Outra determinação do PL diz respeito à cota mínima de 30% de candidatas mulheres ser preenchida por uma federação, e não por cada partido individualmente. No caso, se duas siglas estiverem federadas, uma delas não precisa ter 30% de candidatas, desde que outra legenda compense este percentual. Sanchez aponta que a mudança enfraquece a legislação anterior, que obrigava todos os partidos a cumprirem a cota. “É uma forma de enfraquecer a representação política das mulheres. Essa ideia de que a federação deve cumprir os 30% parte muito de uma perspectiva da cota para candidaturas femininas como um teto, e não como um patamar mínimo. Todo o objetivo da lei de cotas sempre foi pensar a representação feminina, os 30%, como um mínimo, um patamar mínimo para a representação”, explica. “Quando você fala que a federação tem que cumprir, e aí cada partido compensa os 30%, a ideia é de que os partidos, depois de cumprirem os 30%, não precisam fazer mais nada. Vai muito contra a perspectiva de aumentar a representação política das mulheres e torná-la de forma mais igualitária.
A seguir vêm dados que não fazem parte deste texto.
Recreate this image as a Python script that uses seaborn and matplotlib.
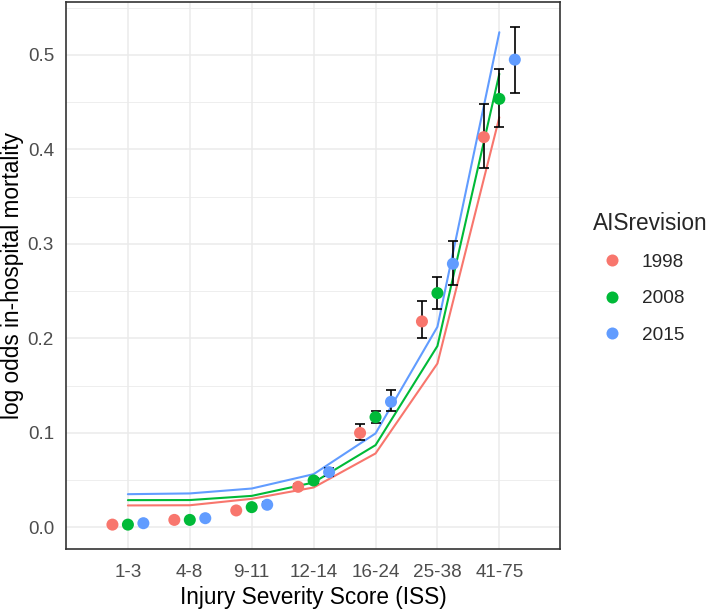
import numpy as np
import pandas as pd
import matplotlib
matplotlib.use("Agg")
import matplotlib.pyplot as plt
import seaborn as sns

categories = ["1-3", "4-8", "9-11", "12-14", "16-24", "25-38", "41-75"]
revisions = ["1998", "2008", "2015"]
colors = ["#F8766D", "#00BA38", "#619CFF"]

# observed log odds (points)
obs_1998 = [0.003, 0.008, 0.018, 0.043, 0.100, 0.218, 0.413]
obs_2008 = [0.003, 0.008, 0.0215, 0.0497, 0.1167, 0.248, 0.4535]
obs_2015 = [0.0045, 0.0098, 0.024, 0.0585, 0.133, 0.279, 0.495]
# error bar lower / upper
lo_1998 = [0.0022, 0.0068, 0.0165, 0.0405, 0.0925, 0.200, 0.380]
hi_1998 = [0.0038, 0.0092, 0.0195, 0.0455, 0.1097, 0.240, 0.448]
lo_2008 = [0.0022, 0.0068, 0.0195, 0.0470, 0.110, 0.231, 0.4236]
hi_2008 = [0.0038, 0.0092, 0.0235, 0.0525, 0.1228, 0.265, 0.4847]
lo_2015 = [0.0035, 0.0085, 0.0215, 0.0545, 0.1228, 0.257, 0.460]
hi_2015 = [0.0055, 0.0111, 0.0265, 0.0625, 0.145, 0.303, 0.530]
# model-predicted lines
fit_1998 = [0.0233, 0.0235, 0.0303, 0.0423, 0.0783, 0.1735, 0.434]
fit_2008 = [0.0289, 0.0290, 0.0334, 0.0476, 0.0871, 0.192, 0.480]
fit_2015 = [0.0352, 0.0360, 0.0412, 0.0564, 0.0995, 0.2123, 0.524]

obs = [obs_1998, obs_2008, obs_2015]
los = [lo_1998, lo_2008, lo_2015]
his = [hi_1998, hi_2008, hi_2015]
fits = [fit_1998, fit_2008, fit_2015]
dodge = [-0.25, 0.0, 0.25]

rows = []
for r, o, lo, hi, f, d in zip(revisions, obs, los, his, fits, dodge):
    for i, c in enumerate(categories):
        rows.append(dict(AISrevision=r, cat=c, pos=i + 1, xd=i + 1 + d,
                         obs=o[i], lo=lo[i], hi=hi[i], fit=f[i]))
df = pd.DataFrame(rows)

sns.set_theme(style="whitegrid")
plt.rcParams['font.family'] = ['Liberation Sans', 'DejaVu Sans']

fig = plt.figure(figsize=(7.09, 6.10), dpi=100)
ax = fig.add_axes([66/709, 1 - 549/610, (560-66)/709, (549-2)/610])
ax.set_facecolor("white")

palette = dict(zip(revisions, colors))
sns.lineplot(data=df, x="pos", y="fit", hue="AISrevision", palette=palette,
             linewidth=1.5, ax=ax, legend=False, zorder=2)
ax.errorbar(df["xd"], df["obs"], yerr=[df["obs"] - df["lo"], df["hi"] - df["obs"]],
            fmt="none", ecolor="black", elinewidth=1.2, capsize=3.8, capthick=1.2, zorder=3)
sns.scatterplot(data=df, x="xd", y="obs", hue="AISrevision", palette=palette,
                s=75, edgecolor="none", ax=ax, zorder=4)

ax.set_xlim(0.0, 7.98)
ax.set_ylim(-0.0228, 0.556)
ax.set_xticks(range(1, 8))
ax.set_xticklabels(categories)
ax.set_yticks([0.0, 0.1, 0.2, 0.3, 0.4, 0.5])
ax.set_yticklabels(["0.0", "0.1", "0.2", "0.3", "0.4", "0.5"])
ax.set_yticks([0.05, 0.15, 0.25, 0.35, 0.45, 0.55], minor=True)
ax.grid(True, which="major", color="#EBEBEB", linewidth=1.1)
ax.grid(True, which="minor", axis="y", color="#EBEBEB", linewidth=0.6)
ax.set_axisbelow(True)
for s in ax.spines.values():
    s.set_color("#333333")
    s.set_linewidth(1.2)
ax.tick_params(axis="both", which="major", length=3.6, width=1.0, color="#333333",
               labelsize=13.6, labelcolor="#4D4D4D")
ax.tick_params(axis="x", which="major", pad=7)
ax.tick_params(axis="y", which="major", pad=5)
ax.tick_params(axis="both", which="minor", length=0)
ax.set_xlabel("Injury Severity Score (ISS)", fontsize=16.3, color="black", labelpad=3.5)
ax.set_ylabel("log odds in-hospital mortality", fontsize=16.3, color="black", labelpad=2.5)

handles, labels = ax.get_legend_handles_labels()
leg = ax.legend(handles, labels, title="AISrevision", loc="upper left",
                bbox_to_anchor=(587/709, 1 - 206/610), bbox_transform=fig.transFigure,
                frameon=False, fontsize=13.7,
                title_fontsize=16.3, labelspacing=1.0, handletextpad=0.58,
                markerscale=1.0, borderaxespad=0, borderpad=0.3)
leg._legend_box.align = "left"

fig.savefig("out.png", dpi=100)
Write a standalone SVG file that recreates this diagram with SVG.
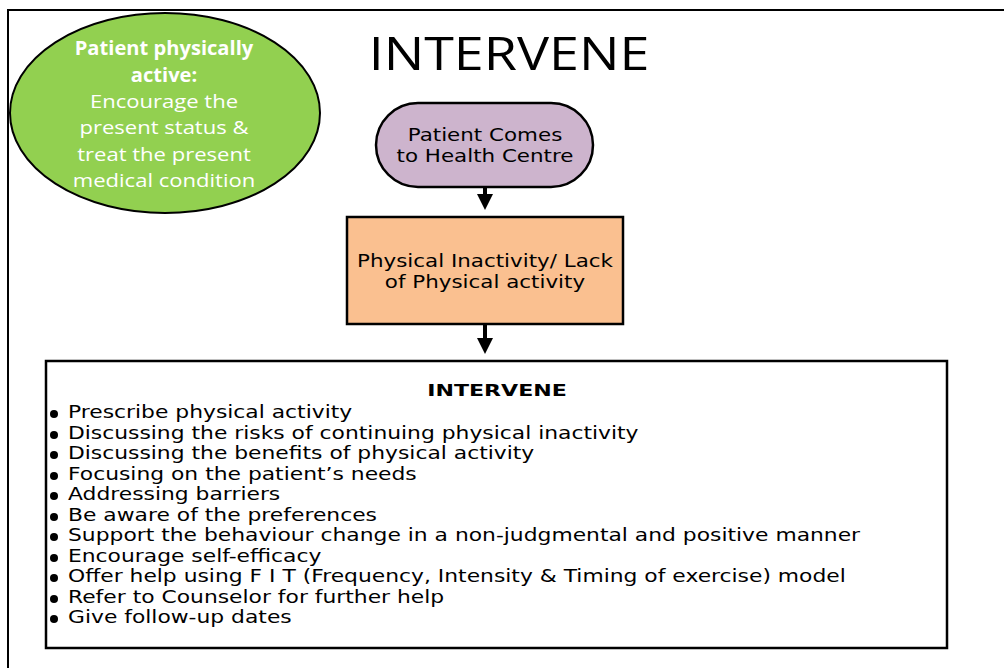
<svg xmlns="http://www.w3.org/2000/svg" width="1004" height="668" viewBox="0 0 1004 668">
<defs>
<style>
.v{font-family:"DejaVu Sans",Verdana,sans-serif;fill:#000}
.w{font-family:"Open Sans","Liberation Sans",sans-serif;fill:#fff;font-size:19px;text-anchor:middle}
</style>
<marker id="ah" markerWidth="4" markerHeight="4" refX="3" refY="2" orient="auto" markerUnits="strokeWidth">
<path d="M0,0 L4,2 L0,4 z" fill="#000"/>
</marker>
</defs>
<rect width="1004" height="668" fill="#fff"/>
<rect x="8" y="10" width="1010" height="680" fill="none" stroke="#000" stroke-width="2"/>
<text transform="translate(509,70) scale(1.17,1)" font-family="Open Sans,Liberation Sans,sans-serif" font-size="46" text-anchor="middle" fill="#000">INTERVENE</text>
<g id="active">
<ellipse cx="165" cy="113" rx="155" ry="100" fill="#92D050" stroke="#000" stroke-width="2"/>
<text class="w" font-weight="bold" transform="translate(164,55) scale(1.06,1)">Patient physically</text>
<text class="w" font-weight="bold" transform="translate(164,82) scale(1.06,1)">active:</text>
<text class="w" transform="translate(164,108) scale(1.16,1)">Encourage the</text>
<text class="w" transform="translate(164,134) scale(1.16,1)">present status &amp;</text>
<text class="w" transform="translate(164,161) scale(1.16,1)">treat the present</text>
<text class="w" transform="translate(164,187) scale(1.16,1)">medical condition</text>
</g>
<g id="comes">
<rect x="376" y="103" width="217" height="84" rx="42" ry="42" fill="#CDB4CD" stroke="#000" stroke-width="2.5"/>
<text class="v" font-size="17" text-anchor="middle" transform="translate(485,141) scale(1.26,1)">Patient Comes</text>
<text class="v" font-size="17" text-anchor="middle" transform="translate(485,162) scale(1.26,1)">to Health Centre</text>
</g>
<g id="inactivity">
<rect x="347" y="217" width="276" height="107" fill="#FAC090" stroke="#000" stroke-width="2.5"/>
<text class="v" font-size="17" text-anchor="middle" transform="translate(485,267) scale(1.26,1)">Physical Inactivity/ Lack</text>
<text class="v" font-size="17" text-anchor="middle" transform="translate(485,288) scale(1.26,1)">of Physical activity</text>
</g>
<g id="connectors" stroke="#000" stroke-width="4" fill="none">
<line x1="485" y1="188" x2="485" y2="206" marker-end="url(#ah)"/>
<line x1="485" y1="325" x2="485" y2="350" marker-end="url(#ah)"/>
</g>
<g id="intervene">
<rect x="46" y="361" width="901" height="287" fill="#fff" stroke="#000" stroke-width="2.5"/>
<text class="v" font-size="16" font-weight="bold" text-anchor="middle" transform="translate(497,396) scale(1.38,1)">INTERVENE</text>
<g fill="#000">
<circle cx="54" cy="414" r="4"/>
<circle cx="54" cy="435" r="4"/>
<circle cx="54" cy="455" r="4"/>
<circle cx="54" cy="476" r="4"/>
<circle cx="54" cy="496" r="4"/>
<circle cx="54" cy="517" r="4"/>
<circle cx="54" cy="537" r="4"/>
<circle cx="54" cy="558" r="4"/>
<circle cx="54" cy="578" r="4"/>
<circle cx="54" cy="599" r="4"/>
<circle cx="54" cy="619" r="4"/>
</g>
<g class="v" font-size="18" transform="translate(68,0) scale(1.213,1)">
<text x="0" y="418">Prescribe physical activity</text>
<text x="0" y="439">Discussing the risks of continuing physical inactivity</text>
<text x="0" y="459">Discussing the benefits of physical activity</text>
<text x="0" y="480">Focusing on the patient’s needs</text>
<text x="0" y="500">Addressing barriers</text>
<text x="0" y="521">Be aware of the preferences</text>
<text x="0" y="541">Support the behaviour change in a non-judgmental and positive manner</text>
<text x="0" y="562">Encourage self-efficacy</text>
<text x="0" y="582">Offer help using F I T (Frequency, Intensity &amp; Timing of exercise) model</text>
<text x="0" y="603">Refer to Counselor for further help</text>
<text x="0" y="623">Give follow-up dates</text>
</g>
</g>
</svg>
Outro problema é que você desobriga os partidos individualmente a cumprirem a cota (…) Isso abre uma brecha muito grande para que partidos que não querem cumprir a cota possam não cumprir e mesmo assim a federação cumpre.”

Projeto enfraquece melhorias já feitas

Desde 1997, quando foi aprovada pela primeira vez, a nível nacional, a cota de 30% de candidaturas para as mulheres, a questão da representação feminina perpassa a maioria das propostas de reforma eleitoral no Congresso Nacional. No entanto, pouco tem mudado na proporção de mulheres que ocupam cargos eletivos, como destaca a pesquisadora da USP: “As mulheres representam metade da população brasileira, metade do eleitorado, seria de se esperar que elas também ocupassem a mesma porcentagem de cadeiras dentro do parlamento, que não é o que acontece. Mas as reformas que foram feitas desde então foram nesse sentido”. A especialista destaca como avanços claros o mínimo de destinação de 30% dos recursos dos fundos eleitoral e partidário para as candidaturas de mulheres, em 2009, e posteriormente a destinação do financiamento para estas candidatas de acordo com a porcentagem de candidaturas, estabelecido em 2018. Porém, ela lamenta que a minirreforma esteja minando estas melhorias no ambiente político para as mulheres: “Nessa minirreforma, a gente está indo no sentido contrário, de flexibilizar regras que tinham sido feitas para pensar o aumento, o reforço da representação política feminina, no sentido de enfraquecer a lei que já foi aprovada”. Sanchez também sugere que o Brasil siga exemplos de países que conseguiram de fato aumentar a representação feminina na política.

“A gente poderia pensar, por exemplo, no aumento da porcentagem de reserva de candidaturas, então, hoje a gente tem 30%, poderia pensar em aumentar essa porcentagem de reserva de candidaturas (…) Em alguns países, você reserva cadeiras dentro do parlamento e não candidaturas, mas só falando de candidaturas, a gente poderia pensar em uma porcentagem de 50% de reserva de candidaturas em direção à paridade de gênero, como outros países têm adotado. Ou pensar também em aumentar a reserva de financiamento para as mulheres. Hoje, a gente tem uma determinação de 30%. Por que não pensar em aumentar essa porcentagem, que também é algo que foi feito em outros países se a gente vê, por exemplo, o caso da Argentina, do México e da Bolívia? Isso para citar alguns países latino-americanos, todos foram no sentido de aumentar a fiscalização e não flexibilizar a fiscalização (…) Infelizmente essa minirreforma, da forma como ela está sendo proposta agora, vai no sentido contrário de tudo isso ao flexibilizar e não endurecer e aumentar a fiscalização dos partidos que não cumprirem a cota”, destaca a pesquisadora.